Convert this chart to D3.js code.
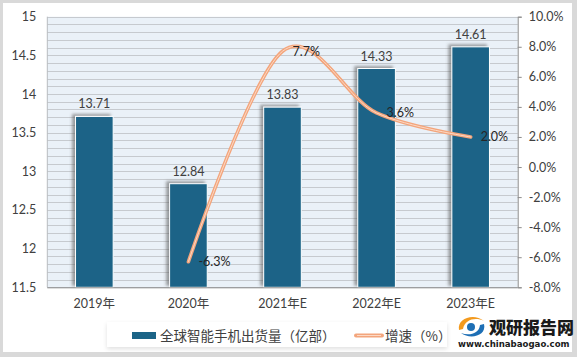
<!DOCTYPE html>
<html><head><meta charset="utf-8">
<script src="https://cdn.jsdelivr.net/npm/d3@7"></script>
<style>
html,body{margin:0;padding:0;background:#d9d9d9;}
svg{display:block;}
</style></head>
<body>
<script>
const categories = ["2019年","2020年","2021年E","2022年E","2023年E"];
const shipments = [13.71, 12.84, 13.83, 14.33, 14.61];
const growth = [null, -6.3, 7.7, 3.6, 2.0];
const leftTicks = [11.5, 12, 12.5, 13, 13.5, 14, 14.5, 15];
const rightTicks = [-8, -6, -4, -2, 0, 2, 4, 6, 8, 10];
const legendLabels = ["全球智能手机出货量（亿部）", "增速（%）"];

const W = 577, H = 357;
const m = {l: 47.3, t: 16.7, r: 517.7, b: 287.3};
const numFont = "Lato, 'Noto Sans', sans-serif";
const cjkFont = "'Noto Sans CJK SC', sans-serif";
const textColor = "#404040";

const svg = d3.select("body").append("svg").attr("width", W).attr("height", H);
const defs = svg.append("defs");
const f = defs.append("filter").attr("id","sh").attr("x","-50%").attr("y","-50%").attr("width","200%").attr("height","200%");
f.append("feDropShadow").attr("dx",-3).attr("dy",-2).attr("stdDeviation",1.8).attr("flood-color","#555").attr("flood-opacity",0.55);
const f2 = defs.append("filter").attr("id","lsh").attr("x","-20%").attr("y","-50%").attr("width","140%").attr("height","200%");
f2.append("feDropShadow").attr("dx",0).attr("dy",2).attr("stdDeviation",2).attr("flood-color","#000").attr("flood-opacity",0.12);

// outer panel
svg.append("rect").attr("x",3).attr("y",3).attr("width",569).attr("height",349).attr("fill","#fff");

const x = d3.scaleBand().domain(categories).range([m.l, m.r]).paddingInner(0.6).paddingOuter(0.3);
const yL = d3.scaleLinear().domain([11.5, 15]).range([m.b, m.t]);
const yR = d3.scaleLinear().domain([-8, 10]).range([m.b, m.t]);

// plot background
svg.append("rect").attr("x",m.l).attr("y",m.t).attr("width",m.r-m.l).attr("height",m.b-m.t).attr("fill","#eaf1f8");
// grid lines every 0.1
const gridVals = d3.range(0, 36).map(i => 11.5 + i*0.1);
svg.append("g").selectAll("line").data(gridVals).join("line")
  .attr("x1",m.l).attr("x2",m.r)
  .attr("y1",d=>Math.round(yL(d))+0.5).attr("y2",d=>Math.round(yL(d))+0.5)
  .attr("stroke","#c6cacf").attr("stroke-width",1);
// left border of plot
svg.append("line").attr("x1",m.l).attr("x2",m.l).attr("y1",m.t).attr("y2",m.b).attr("stroke","#b8bcc0");

// bars
const bw = x.bandwidth();
svg.append("g").selectAll("rect").data(shipments).join("rect")
  .attr("x",(d,i)=>x(categories[i]))
  .attr("y",d=>yL(d))
  .attr("width",bw)
  .attr("height",d=>m.b-yL(d))
  .attr("fill","#1b6487")
  .attr("stroke","#fff").attr("stroke-width",1)
  .attr("filter","url(#sh)");

// bar labels
svg.append("g").selectAll("text").data(shipments).join("text")
  .attr("x",(d,i)=>x(categories[i])+bw/2)
  .attr("y",d=>yL(d)-8)
  .attr("text-anchor","middle")
  .attr("font-family",numFont).attr("font-size",12.5).attr("fill",textColor)
  .text(d=>d.toFixed(2));

// axes lines
svg.append("line").attr("x1",m.l).attr("x2",m.r).attr("y1",m.b+0.5).attr("y2",m.b+0.5).attr("stroke","#8c8c8c");
// left axis labels
const axL = d3.axisLeft(yL).tickValues(leftTicks).tickSize(0).tickPadding(11).tickFormat(d=>d3.format("")(d));
const gL = svg.append("g").attr("transform",`translate(${m.l},0)`).call(axL);
gL.select(".domain").remove();
gL.selectAll("text").attr("font-family",numFont).attr("font-size",12.5).attr("fill",textColor);

// right axis
const axR = d3.axisRight(yR).tickValues(rightTicks).tickSize(4).tickPadding(7).tickFormat(d=>d.toFixed(1)+"%");
const gR = svg.append("g").attr("transform",`translate(${m.r},0)`).call(axR);
gR.select(".domain").attr("stroke","#8c8c8c");
gR.selectAll(".tick line").attr("stroke","#8c8c8c");
gR.selectAll("text").attr("font-family",numFont).attr("font-size",12.5).attr("fill",textColor);

// x axis labels
const axB = d3.axisBottom(x).tickSize(0).tickPadding(12);
const gB = svg.append("g").attr("transform",`translate(0,${m.b})`).call(axB);
gB.select(".domain").remove();
gB.selectAll("text").attr("font-family",numFont+", "+cjkFont).attr("font-size",12.5).attr("fill",textColor);

// growth line
const pts = growth.map((v,i)=>({v, c:categories[i]})).filter(d=>d.v!==null);
const line = d3.line().x(d=>x(d.c)+bw/2).y(d=>yR(d.v)).curve(d3.curveCardinal.tension(0));
svg.append("path").datum(pts).attr("d",line).attr("fill","none").attr("stroke","#f3a57c").attr("stroke-width",3.6).attr("stroke-linecap","round");
svg.append("path").datum(pts).attr("d",line).attr("fill","none").attr("stroke","#fcd9c5").attr("stroke-width",1).attr("stroke-linecap","round");

// growth labels
svg.append("g").selectAll("text").data(pts).join("text")
  .attr("x",d=>x(d.c)+bw/2+10)
  .attr("y",d=>yR(d.v)+4.5)
  .attr("font-family",numFont).attr("font-size",12.5).attr("fill","#262626")
  .text(d=>d.v.toFixed(1)+"%");

// legend
const lg = svg.append("g");
lg.append("rect").attr("x",107).attr("y",322).attr("width",340).attr("height",25).attr("fill","#fff").attr("filter","url(#lsh)");
lg.append("rect").attr("x",132).attr("y",332).attr("width",24).attr("height",7).attr("fill","#1b6487");
lg.append("text").attr("x",160).attr("y",340.5).attr("font-family",cjkFont).attr("font-size",13.5).attr("fill",textColor).text(legendLabels[0]);
lg.append("line").attr("x1",356).attr("x2",382).attr("y1",335.5).attr("y2",335.5).attr("stroke","#f3a57c").attr("stroke-width",4).attr("stroke-linecap","round");
lg.append("line").attr("x1",357).attr("x2",381).attr("y1",335.5).attr("y2",335.5).attr("stroke","#fcd9c5").attr("stroke-width",1);
lg.append("text").attr("x",385).attr("y",340.5).attr("font-family",cjkFont).attr("font-size",13.5).attr("fill",textColor).text(legendLabels[1]);

// logo
const logo = svg.append("g");
logo.append("path").attr("d","M459,330 C457,318 474,313 484,321 C476,317 465,319 463,329 Z").attr("fill","#f39a1e");
logo.append("path").attr("d","M484,324 C487,336 470,340 461,333 C469,336 479,334 480,325 Z").attr("fill","#1e6fb5");
logo.append("circle").attr("cx",471).attr("cy",327).attr("r",4).attr("fill","#1e6fb5");
logo.append("text").attr("x",489).attr("y",334).attr("font-family",cjkFont).attr("font-weight",900).attr("font-size",17).attr("fill","#1a1a1a").text("观研报告网");
logo.append("text").attr("x",458).attr("y",347).attr("font-family","'DejaVu Sans', sans-serif").attr("font-weight",700).attr("font-size",8.6).attr("fill","#1a1a1a").text("www.chinabaogao.com");
</script>
</body></html>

▸ The problem
Repeat the listing above up to and including the line with "const yR = d3.scaleLinear().domain([-8, 10]).range([m.b, m.t]);", starting from its first line. Drop any pictures.

▸ Solution below
Convert this chart to D3.js code.
<!DOCTYPE html>
<html><head><meta charset="utf-8">
<script src="https://cdn.jsdelivr.net/npm/d3@7"></script>
<style>
html,body{margin:0;padding:0;background:#d9d9d9;}
svg{display:block;}
</style></head>
<body>
<script>
const categories = ["2019年","2020年","2021年E","2022年E","2023年E"];
const shipments = [13.71, 12.84, 13.83, 14.33, 14.61];
const growth = [null, -6.3, 7.7, 3.6, 2.0];
const leftTicks = [11.5, 12, 12.5, 13, 13.5, 14, 14.5, 15];
const rightTicks = [-8, -6, -4, -2, 0, 2, 4, 6, 8, 10];
const legendLabels = ["全球智能手机出货量（亿部）", "增速（%）"];

const W = 577, H = 357;
const m = {l: 47.3, t: 16.7, r: 517.7, b: 287.3};
const numFont = "Lato, 'Noto Sans', sans-serif";
const cjkFont = "'Noto Sans CJK SC', sans-serif";
const textColor = "#404040";

const svg = d3.select("body").append("svg").attr("width", W).attr("height", H);
const defs = svg.append("defs");
const f = defs.append("filter").attr("id","sh").attr("x","-50%").attr("y","-50%").attr("width","200%").attr("height","200%");
f.append("feDropShadow").attr("dx",-3).attr("dy",-2).attr("stdDeviation",1.8).attr("flood-color","#555").attr("flood-opacity",0.55);
const f2 = defs.append("filter").attr("id","lsh").attr("x","-20%").attr("y","-50%").attr("width","140%").attr("height","200%");
f2.append("feDropShadow").attr("dx",0).attr("dy",2).attr("stdDeviation",2).attr("flood-color","#000").attr("flood-opacity",0.12);

// outer panel
svg.append("rect").attr("x",3).attr("y",3).attr("width",569).attr("height",349).attr("fill","#fff");

const x = d3.scaleBand().domain(categories).range([m.l, m.r]).paddingInner(0.6).paddingOuter(0.3);
const yL = d3.scaleLinear().domain([11.5, 15]).range([m.b, m.t]);
const yR = d3.scaleLinear().domain([-8, 10]).range([m.b, m.t]);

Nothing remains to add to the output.